Tyler's Urban Workshop Awarded NEA Grant for Upcoming Design Project
Architecture professors Sally Harrison, AIA and Ulysses Sean Vance, RA have received a $15,000 matching grant from the National Endowment for the Arts to support an architectural project within Tyler's Urban Workshop. The project, the Living-Learning Cabin Prototype, will generate a design for an innovative structure that is able to adapt to the diverse social, educational and recreational needs of children with disabilities.
Harrison, director of the Urban Workshop, is serving as Principal Investigator in collaboration with The Variety, the Children’s Charity of the Delaware Valley. Vance is serving as Co-Principal Investigator as well as integrating the project into his fall studio class. The NEA Grant for Arts Projects, a notable honor for Tyler faculty, will enable them to meet these goals efficiently. Matching funds will be provided by Tyler and Temple.

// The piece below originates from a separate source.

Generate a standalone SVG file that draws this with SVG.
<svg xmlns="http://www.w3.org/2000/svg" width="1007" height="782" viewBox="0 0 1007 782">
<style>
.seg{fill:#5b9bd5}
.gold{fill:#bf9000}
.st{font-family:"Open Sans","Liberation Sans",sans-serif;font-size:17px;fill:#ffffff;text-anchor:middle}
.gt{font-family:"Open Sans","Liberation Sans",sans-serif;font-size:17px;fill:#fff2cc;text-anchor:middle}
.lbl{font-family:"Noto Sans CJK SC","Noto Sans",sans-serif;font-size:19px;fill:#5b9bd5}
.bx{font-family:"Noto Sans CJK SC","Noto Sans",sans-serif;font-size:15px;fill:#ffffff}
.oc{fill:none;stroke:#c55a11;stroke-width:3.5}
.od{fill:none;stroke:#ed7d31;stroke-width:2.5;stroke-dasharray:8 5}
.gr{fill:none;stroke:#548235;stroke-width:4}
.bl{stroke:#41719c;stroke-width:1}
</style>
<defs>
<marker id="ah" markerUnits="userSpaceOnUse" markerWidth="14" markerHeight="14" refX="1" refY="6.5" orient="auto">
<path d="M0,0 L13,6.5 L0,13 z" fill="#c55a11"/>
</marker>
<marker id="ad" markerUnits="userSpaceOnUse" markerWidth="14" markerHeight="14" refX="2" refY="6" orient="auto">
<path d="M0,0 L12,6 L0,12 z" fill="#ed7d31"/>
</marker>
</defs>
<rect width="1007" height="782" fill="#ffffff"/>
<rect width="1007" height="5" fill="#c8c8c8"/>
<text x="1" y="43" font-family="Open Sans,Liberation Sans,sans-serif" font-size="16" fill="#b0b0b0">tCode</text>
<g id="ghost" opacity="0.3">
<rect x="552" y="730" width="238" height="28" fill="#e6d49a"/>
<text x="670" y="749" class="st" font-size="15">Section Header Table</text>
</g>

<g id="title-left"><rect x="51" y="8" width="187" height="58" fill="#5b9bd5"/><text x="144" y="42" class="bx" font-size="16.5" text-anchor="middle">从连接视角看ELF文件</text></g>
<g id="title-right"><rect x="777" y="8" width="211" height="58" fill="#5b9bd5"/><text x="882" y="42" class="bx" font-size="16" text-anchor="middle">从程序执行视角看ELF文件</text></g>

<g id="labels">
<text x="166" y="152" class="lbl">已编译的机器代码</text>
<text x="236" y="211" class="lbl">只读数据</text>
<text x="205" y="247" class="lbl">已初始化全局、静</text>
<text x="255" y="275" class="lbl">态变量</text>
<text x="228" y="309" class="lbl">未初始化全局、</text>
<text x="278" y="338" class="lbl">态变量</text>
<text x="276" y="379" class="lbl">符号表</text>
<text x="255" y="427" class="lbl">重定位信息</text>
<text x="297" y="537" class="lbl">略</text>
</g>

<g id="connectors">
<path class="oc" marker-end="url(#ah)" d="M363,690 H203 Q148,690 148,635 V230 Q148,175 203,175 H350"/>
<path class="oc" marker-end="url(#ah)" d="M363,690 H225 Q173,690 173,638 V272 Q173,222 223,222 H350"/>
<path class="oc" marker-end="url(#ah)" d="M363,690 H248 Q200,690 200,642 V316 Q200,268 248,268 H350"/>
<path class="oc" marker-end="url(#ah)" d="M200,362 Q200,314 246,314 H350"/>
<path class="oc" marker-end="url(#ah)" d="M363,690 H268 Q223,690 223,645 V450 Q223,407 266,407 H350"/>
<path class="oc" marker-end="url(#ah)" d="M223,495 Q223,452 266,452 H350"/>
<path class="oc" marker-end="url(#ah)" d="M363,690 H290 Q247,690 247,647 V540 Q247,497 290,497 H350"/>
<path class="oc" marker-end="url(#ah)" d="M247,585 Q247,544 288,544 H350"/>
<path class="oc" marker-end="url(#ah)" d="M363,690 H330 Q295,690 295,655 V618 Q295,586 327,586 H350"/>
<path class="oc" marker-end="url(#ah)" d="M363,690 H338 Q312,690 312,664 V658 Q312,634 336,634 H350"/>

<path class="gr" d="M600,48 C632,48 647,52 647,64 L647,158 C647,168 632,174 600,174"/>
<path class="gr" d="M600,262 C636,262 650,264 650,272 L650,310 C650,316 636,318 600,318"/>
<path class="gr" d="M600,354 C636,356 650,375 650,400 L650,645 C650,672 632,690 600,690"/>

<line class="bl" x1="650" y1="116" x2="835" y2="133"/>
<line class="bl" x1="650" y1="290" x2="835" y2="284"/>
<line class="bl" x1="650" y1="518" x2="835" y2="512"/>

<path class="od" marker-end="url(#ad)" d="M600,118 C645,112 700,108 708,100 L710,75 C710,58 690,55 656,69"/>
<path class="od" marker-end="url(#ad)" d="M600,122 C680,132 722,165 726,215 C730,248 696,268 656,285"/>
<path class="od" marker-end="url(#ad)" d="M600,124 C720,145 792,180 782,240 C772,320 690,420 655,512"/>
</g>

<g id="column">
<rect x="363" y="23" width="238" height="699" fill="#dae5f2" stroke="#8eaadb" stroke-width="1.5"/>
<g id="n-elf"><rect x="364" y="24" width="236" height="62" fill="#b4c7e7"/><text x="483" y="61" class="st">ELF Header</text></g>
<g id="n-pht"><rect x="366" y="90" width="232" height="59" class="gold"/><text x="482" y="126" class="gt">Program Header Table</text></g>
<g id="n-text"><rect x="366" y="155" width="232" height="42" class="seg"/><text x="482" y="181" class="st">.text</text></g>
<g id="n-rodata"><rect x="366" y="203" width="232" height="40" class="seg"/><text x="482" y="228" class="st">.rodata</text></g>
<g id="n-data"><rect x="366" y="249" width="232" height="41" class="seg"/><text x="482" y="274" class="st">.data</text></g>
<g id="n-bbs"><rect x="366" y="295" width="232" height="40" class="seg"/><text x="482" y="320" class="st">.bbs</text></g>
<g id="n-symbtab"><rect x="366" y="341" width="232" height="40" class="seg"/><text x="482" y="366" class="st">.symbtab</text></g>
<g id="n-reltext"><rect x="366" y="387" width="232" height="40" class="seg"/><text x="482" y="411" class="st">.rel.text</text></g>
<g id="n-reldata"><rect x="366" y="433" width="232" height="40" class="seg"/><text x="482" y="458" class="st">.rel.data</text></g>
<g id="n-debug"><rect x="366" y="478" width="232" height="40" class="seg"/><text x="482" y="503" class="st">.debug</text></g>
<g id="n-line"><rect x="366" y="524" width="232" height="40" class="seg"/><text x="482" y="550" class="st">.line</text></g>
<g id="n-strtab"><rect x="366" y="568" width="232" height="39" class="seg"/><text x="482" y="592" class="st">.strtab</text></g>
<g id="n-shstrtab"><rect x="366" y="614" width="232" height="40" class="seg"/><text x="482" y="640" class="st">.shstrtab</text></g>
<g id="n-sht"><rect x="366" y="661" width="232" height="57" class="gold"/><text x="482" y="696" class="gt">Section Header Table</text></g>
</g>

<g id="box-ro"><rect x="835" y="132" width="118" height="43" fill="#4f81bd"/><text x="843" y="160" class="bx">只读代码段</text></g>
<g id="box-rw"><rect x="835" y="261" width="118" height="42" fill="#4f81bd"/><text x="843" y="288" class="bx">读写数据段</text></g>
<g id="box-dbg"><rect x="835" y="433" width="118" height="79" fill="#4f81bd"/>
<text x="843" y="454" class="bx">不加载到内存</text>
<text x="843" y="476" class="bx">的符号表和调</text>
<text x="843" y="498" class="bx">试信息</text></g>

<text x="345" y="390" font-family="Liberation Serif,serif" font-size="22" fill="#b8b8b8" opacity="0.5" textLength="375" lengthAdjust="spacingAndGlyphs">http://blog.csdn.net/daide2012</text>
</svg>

Variety the Children’s Charity of the Delaware Valley sits on a 77-acre campus in Montgomery County, just outside of Norristown. The site was initially developed in the 1950’s as a campground to support disabled children during the polio epidemic, so the facilities are dated and in need of replacement. Variety will expand and rebuild its campus to serve to children with physical and intellectual disabilities with year round learning and recreational opportunities. Following a master site plan, Variety has partnered with Harrison, Vance, and the Urban Workshop to create a new cabin protoptype that will serve as both classroom and summer camp living space. Cabins are the touchstone of the daily life of the campus, and the Living Learning prototype will offer more inclusive, adaptable, and sustainable space through various spatial patterns that meet diverse special needs. Tyler architecture students will envision details for disability-friendly elements, modeling them in the fall design studio led by Vance.

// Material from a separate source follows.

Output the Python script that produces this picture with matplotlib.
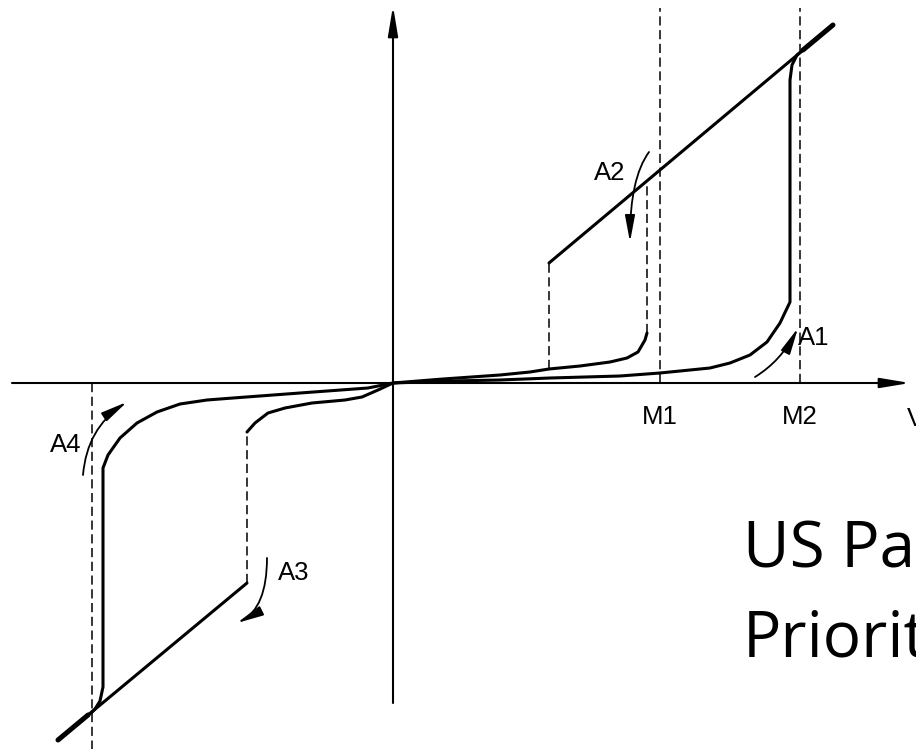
import numpy as np
import matplotlib.pyplot as plt
from matplotlib.patches import FancyArrowPatch
from matplotlib.path import Path

# --- данные кривой гистерезиса (условные единицы, начало координат в 0,0) ---
M1 = 2.67
M2 = 4.07
M_LEFT = -3.01

# верхняя прямая (правая петля)
upper_line_x = [1.56, 4.40]
upper_line_y = [1.20, 3.58]

# большая правая петля
right_outer_x = [0.0, 0.57, 1.07, 1.57, 2.27, 2.67, 2.97, 3.17, 3.37, 3.57, 3.74, 3.87, 3.97,
                 3.97, 3.99, 4.04, 4.10, 4.40]
right_outer_y = [0.0, 0.02, 0.03, 0.05, 0.07, 0.10, 0.13, 0.15, 0.20, 0.28, 0.41, 0.60, 0.81,
                 3.03, 3.18, 3.28, 3.33, 3.58]

# малая правая петля
right_inner_x = [0.0, 0.50, 1.07, 1.37, 1.56, 1.87, 2.17, 2.34, 2.45, 2.52, 2.54]
right_inner_y = [0.0, 0.04, 0.08, 0.11, 0.14, 0.17, 0.21, 0.25, 0.31, 0.43, 0.50]

# нижняя прямая (левая петля)
lower_line_x = [-3.35, -1.46]
lower_line_y = [-3.57, -2.00]

# большая левая петля
left_outer_x = [0.0, -0.25, -0.93, -1.60, -1.86, -2.13, -2.36, -2.56, -2.73, -2.85, -2.90,
                -2.90, -2.93, -2.98, -3.01, -3.35]
left_outer_y = [0.0, -0.05, -0.10, -0.15, -0.17, -0.21, -0.29, -0.40, -0.55, -0.72, -0.85,
                -3.04, -3.18, -3.26, -3.29, -3.57]

# малая левая петля
left_inner_x = [-1.46, -1.38, -1.25, -1.08, -0.81, -0.48, -0.31, -0.15, 0.0]
left_inner_y = [-0.49, -0.40, -0.30, -0.25, -0.20, -0.17, -0.14, -0.07, 0.0]

# подписи
labels = ["A1", "A2", "A3", "A4", "M1", "M2", "V"]
label_x = [4.21, 2.17, -0.99, -3.27, M1, M2, 5.14]
label_y = [0.45, 2.10, -1.90, -0.62, -0.34, -0.34, -0.36]

# стрелки направлений (начало, контрольная точка, конец)
dir_arrows = {
    "A1": [(3.62, 0.06), (3.88, 0.22), (4.05, 0.55)],
    "A2": [(2.56, 2.31), (2.37, 2.05), (2.37, 1.41)],
    "A3": [(-1.26, -1.75), (-1.26, -2.25), (-1.56, -2.40)],
    "A4": [(-3.10, -0.92), (-3.06, -0.45), (-2.66, -0.19)],
}

XLIM = (-3.93, 5.23)
YLIM = (-3.66, 3.83)

# === РИСУНОК ===
fig = plt.figure(figsize=(9.16, 7.49), dpi=100)
ax = fig.add_axes([0, 0, 1, 1])
ax.set_xlim(*XLIM)
ax.set_ylim(*YLIM)
ax.axis("off")

# оси со стрелками
for (x0, y0), (x1, y1) in [((-3.81, 0), (5.17, 0)), ((0, -3.20), (0, 3.77))]:
    ax.add_patch(FancyArrowPatch((x0, y0), (x1, y1),
                                 arrowstyle="-|>,head_length=1.8,head_width=0.3",
                                 mutation_scale=10, lw=1.5, color="black",
                                 shrinkA=0, shrinkB=0))

# пунктирные вертикали
dash_kw = dict(color="black", lw=1.1, dashes=(6, 3))
ax.plot([M1, M1], [0, 3.75], **dash_kw)
ax.plot([M2, M2], [0, 3.75], **dash_kw)
ax.plot([M_LEFT, M_LEFT], [0, YLIM[0]], **dash_kw)
ax.plot([upper_line_x[0], upper_line_x[0]], [right_inner_y[4], upper_line_y[0]], **dash_kw)
ax.plot([right_inner_x[-1], right_inner_x[-1]], [right_inner_y[-1], 2.02], **dash_kw)
ax.plot([lower_line_x[1], lower_line_x[1]], [lower_line_y[1], left_inner_y[0]], **dash_kw)

# сплошные кривые
curve_kw = dict(color="black", lw=2.2, solid_capstyle="round", solid_joinstyle="round")
ax.plot(upper_line_x, upper_line_y, **curve_kw)
ax.plot(right_outer_x, right_outer_y, **curve_kw)
ax.plot(right_inner_x, right_inner_y, **curve_kw)
ax.plot(lower_line_x, lower_line_y, **curve_kw)
ax.plot(left_outer_x, left_outer_y, **curve_kw)
ax.plot(left_inner_x, left_inner_y, **curve_kw)

# утолщённые концы прямых
ax.plot([4.10, 4.40], [3.33, 3.58], color="black", lw=3.6, solid_capstyle="round")
ax.plot([-3.35, -3.05], [-3.57, -3.32], color="black", lw=3.6, solid_capstyle="round")

# стрелки направлений
for name, pts in dir_arrows.items():
    path = Path(pts, [Path.MOVETO, Path.CURVE3, Path.CURVE3])
    ax.add_patch(FancyArrowPatch(path=path,
                                 arrowstyle="-|>,head_length=1.6,head_width=0.3",
                                 mutation_scale=10, lw=1.3, color="black",
                                 shrinkA=0, shrinkB=0))

for txt, x, y in zip(labels, label_x, label_y):
    ha = "left" if txt == "V" else "center"
    ax.text(x, y, txt, fontsize=18.5, family="Liberation Sans",
            ha=ha, va="center", color="black")

# надпись
ax.text(3.50, -1.84, "US Patent", fontsize=46, family="Open Sans",
        ha="left", va="baseline")
ax.text(3.50, -2.74, "Priority", fontsize=46, family="Open Sans",
        ha="left", va="baseline")

plt.savefig("out.png", dpi=100)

Harrison leads Tyler’s Urban Workshop, an interdisciplinary design collaborative that allows students and faculty to engage in real-world urban design projects in and around North Philadelphia in collaboration with community organizations. The workshop’s projects range from visioning to installation, engaging Architectural disciplines, but also aspects of Landscape Architecture and Horticulture, Planning, and the arts.
As project leads, Harrison and Vance, whose professional backgrounds focuses on community design and healthcare design, will begin the process by researching case studies about similar, successful projects, reviewing literature about intellectual disability and the importance of space design. From there, they will develop architectural designs collaborating with Variety on in the process. The Living Learning Cabin Prototype will be the first of several such structures and is expected to take a few years to complete, engaging students all the while, through pedagogy and internships.

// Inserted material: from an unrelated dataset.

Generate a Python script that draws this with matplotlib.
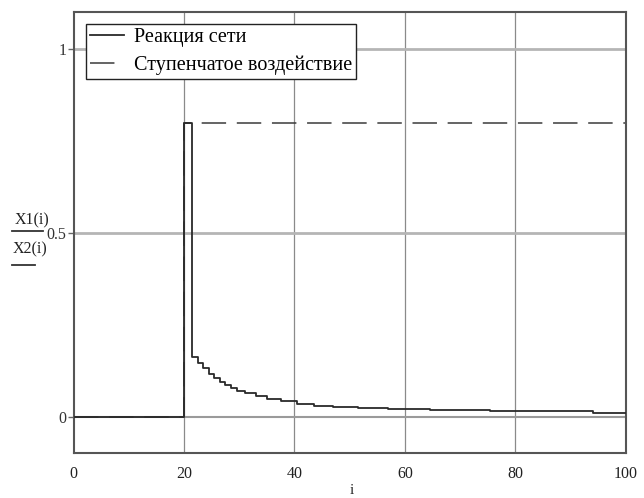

Due to the success of the Urban Workshop's collaborative, hands-on approach, Vance says that a long-term goal is to transition away from “the dogmatic and well-framed architectural problem in the classroom and have students begin to address more dynamic considerations of need and gap analysis, determining what the problems are that they’re solving as architects.”
Harrison and Vance both attest to the enjoyment that Architecture students gain from this type of real-world, hands-on experience. “They’re transfixed by the entire process. They recognize the importance of what architecture can do. It excites and soothes people to be comfortable in their environment. Students learn how to respond to client needs and learn a new level of professionalism,” Harrison says.